The Conference is impressed with the extent to which improvements in close-out procedures (Close-out procedures determine the number of calls an enumerator must make at a particular household in an attempt to gather information. If no information can be gathered after the specified number of calls, characteristics of the household are allocated by a computer) and procedures for following back to apparently vacant housing units may contribute to the reduction of under-enumeration. We put high priority, therefore, on changes in procedures and in allocation of resources that promise an improvement in this area.

The Conference would like to urge financial support for further studies of under-enumeration in the 1970. Census such as the study of 1960 under-enumeration by Jacob Siegel, extended to specific estimates of under-enumeration by age, sex, race, ethnic group, and residence.

Improving Vital Statistics for Negroes, Puerto Ricans, and Mexicans

We recommend that the Bureau of the Census and the National Center for Health Statistics study methods for improving the completeness and quality of Census data to enable the computation of vital rates for minority groups, particularly those groups which have been included with the white population in the past.

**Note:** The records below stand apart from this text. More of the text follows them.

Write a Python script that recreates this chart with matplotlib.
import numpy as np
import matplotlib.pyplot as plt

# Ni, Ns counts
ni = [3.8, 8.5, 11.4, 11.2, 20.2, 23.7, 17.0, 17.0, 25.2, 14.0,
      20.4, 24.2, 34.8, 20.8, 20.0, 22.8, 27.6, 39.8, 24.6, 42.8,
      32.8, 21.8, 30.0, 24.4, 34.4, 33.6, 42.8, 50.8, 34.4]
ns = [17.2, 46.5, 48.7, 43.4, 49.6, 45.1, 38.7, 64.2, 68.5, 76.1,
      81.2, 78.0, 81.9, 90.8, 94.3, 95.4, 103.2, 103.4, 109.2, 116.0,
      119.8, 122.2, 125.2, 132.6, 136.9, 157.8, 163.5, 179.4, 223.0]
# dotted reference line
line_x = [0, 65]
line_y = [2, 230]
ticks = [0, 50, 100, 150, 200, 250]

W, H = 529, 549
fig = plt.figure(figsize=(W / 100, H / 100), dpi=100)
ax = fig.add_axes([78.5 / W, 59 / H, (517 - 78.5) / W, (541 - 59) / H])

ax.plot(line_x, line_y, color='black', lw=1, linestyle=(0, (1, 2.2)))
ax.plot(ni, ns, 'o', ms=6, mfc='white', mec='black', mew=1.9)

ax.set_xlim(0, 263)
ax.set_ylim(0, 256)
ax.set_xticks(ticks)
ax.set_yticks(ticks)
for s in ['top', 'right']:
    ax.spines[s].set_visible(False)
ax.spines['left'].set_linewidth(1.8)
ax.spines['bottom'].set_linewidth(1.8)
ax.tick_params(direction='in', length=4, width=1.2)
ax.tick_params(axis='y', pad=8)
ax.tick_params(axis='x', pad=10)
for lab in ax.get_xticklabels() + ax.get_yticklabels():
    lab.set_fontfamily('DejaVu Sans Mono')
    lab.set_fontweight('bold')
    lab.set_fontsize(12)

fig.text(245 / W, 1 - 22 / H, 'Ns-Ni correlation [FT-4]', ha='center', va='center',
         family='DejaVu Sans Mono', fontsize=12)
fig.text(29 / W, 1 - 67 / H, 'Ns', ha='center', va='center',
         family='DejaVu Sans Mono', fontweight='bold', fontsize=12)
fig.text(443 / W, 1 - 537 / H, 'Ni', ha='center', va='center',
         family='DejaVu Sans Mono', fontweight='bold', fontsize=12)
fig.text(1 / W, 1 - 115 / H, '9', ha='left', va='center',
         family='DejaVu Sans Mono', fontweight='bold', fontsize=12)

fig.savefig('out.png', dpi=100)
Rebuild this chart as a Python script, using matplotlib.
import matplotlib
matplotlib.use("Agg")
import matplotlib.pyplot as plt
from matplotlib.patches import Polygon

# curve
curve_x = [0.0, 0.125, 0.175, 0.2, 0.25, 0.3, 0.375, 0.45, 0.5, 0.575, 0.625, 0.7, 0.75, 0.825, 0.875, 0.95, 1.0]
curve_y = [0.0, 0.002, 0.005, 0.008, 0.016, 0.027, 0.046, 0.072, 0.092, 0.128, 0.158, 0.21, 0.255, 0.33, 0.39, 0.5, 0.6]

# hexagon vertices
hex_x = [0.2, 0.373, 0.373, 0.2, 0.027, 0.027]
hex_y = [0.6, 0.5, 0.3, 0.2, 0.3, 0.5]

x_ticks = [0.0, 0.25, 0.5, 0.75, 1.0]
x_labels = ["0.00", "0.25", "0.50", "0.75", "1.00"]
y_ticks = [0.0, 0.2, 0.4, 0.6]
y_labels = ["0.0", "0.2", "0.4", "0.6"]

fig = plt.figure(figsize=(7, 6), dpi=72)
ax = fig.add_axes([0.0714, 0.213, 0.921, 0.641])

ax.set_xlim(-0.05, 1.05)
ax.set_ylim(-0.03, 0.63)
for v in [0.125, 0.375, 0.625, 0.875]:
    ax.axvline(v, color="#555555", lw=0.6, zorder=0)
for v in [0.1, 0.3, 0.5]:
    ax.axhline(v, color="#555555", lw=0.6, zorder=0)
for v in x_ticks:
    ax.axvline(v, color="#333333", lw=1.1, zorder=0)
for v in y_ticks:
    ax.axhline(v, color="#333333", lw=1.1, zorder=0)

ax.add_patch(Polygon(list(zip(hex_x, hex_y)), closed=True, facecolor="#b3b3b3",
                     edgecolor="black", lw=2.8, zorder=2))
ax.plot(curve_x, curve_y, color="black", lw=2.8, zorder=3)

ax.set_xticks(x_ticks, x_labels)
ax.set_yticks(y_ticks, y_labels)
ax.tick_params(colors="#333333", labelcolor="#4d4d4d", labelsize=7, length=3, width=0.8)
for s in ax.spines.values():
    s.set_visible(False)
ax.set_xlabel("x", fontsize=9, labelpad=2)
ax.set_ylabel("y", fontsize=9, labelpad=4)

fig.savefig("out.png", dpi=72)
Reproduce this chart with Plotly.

We recommend that the National Center for Health Statistics through the mechanisms of the Public Health Conference on Records and Statistics and the American Association of Vital Registrars and Public Health Statisticians ask state and local health departments to make more tabulations and classifications of vital records for minority groups.

We recommend that the National Center for Health Statistics make known material state and local health agencies collect, tabulate, and publish concerning vital rates for minority groups.

We recommend that the Bureau of the Census and the National Center for Health Statistics conduct a birth registration and enumeration matching test in conjunction with the Census of 1970. The aims of this test should be: test completeness of birth registration; ascertain census under-enumeration of the young; determine quality of both birth registration and census data; study differentials in infant mortality by characteristics in family or household.

We encourage the National Center for Health Statistics to work through the Public Health Conference on Records and Statistics and the American Association of Vital Registrars and Public Health Statisticians to assure that a question concerning legitimacy will appear on the birth certificate and certificate of fetal death. This can be accomplished by having this item in the confidential section as recommended for the standard certificates for 1968.

We recommend that the National Center for Health Statistics encourage record linkage studies utilizing birth, fetal death, death, marriage and divorce records. We recommend that the Bureau of the Census encourage record linkage studies based on the 1970 Census of Population and Housing.